Source: FRED, Federal Reserve Bank of St. Louis

Thus, in the Keynesian model (and in reality), the is FED is anything but an intermediary. It is the financing engine that enables the government to make huge transfers, which are reflected in high saving rates and a strong increase in the money stock. 

Thus, by arguing in terms of the classical model, which is a model for a corn or barter-economy, instead of the Keynesian model where money matters, Krugman runs astray. He neglects a key insight of the Keynesian revolution. In the words of Keynes: 

“Most treatises on the principles of economics are concerned mainly, if not entirely, with a real exchange economy; and – which is more peculiar – the same thing is also true of most treatises on the theory of money. (…) The theory which I desiderate would deal, in contradistinction to this, with an economy in which money plays a part of its own and affects motives and decisions and is, in short, one of the operative factors in the situation, so that the course of events cannot be predicted, either in the long period or in the short, without a knowledge of the behaviour of money between the first state and the last.
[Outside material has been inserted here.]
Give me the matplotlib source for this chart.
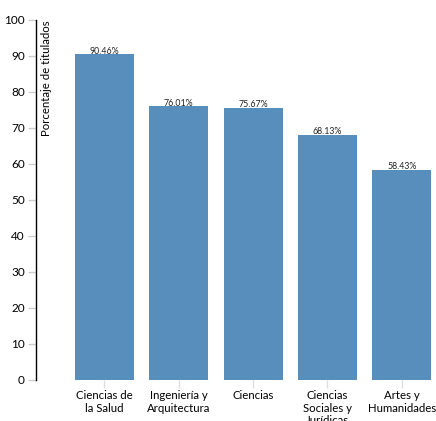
import matplotlib.pyplot as plt
import numpy as np

# datos
ramas = ['Ciencias de\nla Salud', 'Ingeniería y\nArquitectura', 'Ciencias',
         'Ciencias\nSociales y\nJurídicas', 'Artes y\nHumanidades']
porcentaje = [90.46, 76.01, 75.67, 68.13, 58.43]
etiquetas = ['90.46%', '76.01%', '75.67%', '68.13%', '58.43%']

plt.rcParams['font.family'] = ['Lato', 'DejaVu Sans']

fig = plt.figure(figsize=(4.36, 4.21), dpi=100)
ax = fig.add_axes([36/436, 41/421, 400/436, 360/421])

x = np.arange(len(ramas))
ax.bar(x, porcentaje, width=0.794, color='#588EBC', zorder=2)

for xi, v, t in zip(x, porcentaje, etiquetas):
    ax.text(xi, v - 0.4, t, ha='center', va='bottom', fontsize=6.3, color='#222222')

ax.set_xlim(-0.922, 4.462)
ax.set_ylim(0, 100)
ax.set_yticks(np.arange(0, 101, 10))
ax.set_xticks(x)
ax.set_xticklabels(ramas, fontsize=8.2, linespacing=1.2)

for s in ['top', 'right', 'bottom']:
    ax.spines[s].set_visible(False)
ax.spines['left'].set_color('black')
ax.spines['left'].set_linewidth(1.0)

ax.tick_params(axis='y', length=6, width=1, color='#cccccc', labelsize=8.5, pad=2)
ax.tick_params(axis='x', length=6, width=1, color='#dddddd', pad=1)
yt = ax.yaxis.get_major_ticks()
yt[0].tick1line.set_color('black')
yt[-1].tick1line.set_color('black')

ax.text(0.027, 1.0, 'Porcentaje de titulados', transform=ax.transAxes,
        rotation=90, ha='center', va='top', fontsize=8.2)

fig.savefig('out.png', dpi=100)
And it is this which we ought to mean when we speak of a monetary economy. … Everyone would, of course, agree that it is in a monetary economy in my sense of the term that we actually live. (…) The idea that it is comparatively easy to adapt the hypothetical conclusions of a real wage economics to the real world of monetary economics is a mistake.” (Keynes 1933, p. 408)

Krugman’s astonishing conclusion that households have financed the fiscal deficits confirms Keynes’ statement on the first page of the General Theory: 

“(…) the characteristics of the special case assumed by the classical theory happen not to be those of the economic society in which we actually live, with the result that its teaching is misleading and disastrous if we attempt to apply it to the facts of experience.” (Keynes 1936 [1973], p. 3)

What does this imply for Keynesianism? If one of its most famous representatives falls back on classical patterns of thought when he tries to explain the world, there is still a long way to go before the consequences of its cancellation can be successfully overcome.

References: 

Barro. R. und X. Sala-i-Martin (2004), Economic Growth, Second Edition, MIT Press

Bofinger, P. (2020), ‘Reviving Keynesianism: The Modeling of the Financial System Makes the Difference’, Review of Keynesian Economics, Vol. 8 No. 1, Spring 2020, pp. 61–83.

Keynes, J.M. (1933), ‘The monetary theory of production’, in: The Collected Writings of John Maynard Keynes, Vol. 13, London and Basingstoke, UK: Macmillan, pp. 408–411.

Keynes, J.M. (1936 [1973]), The General Theory of Employment, Interest and Money, in The Collected Writings of John Maynard Keynes, Vol. 7, London and Basingstoke, UK: Macmillan.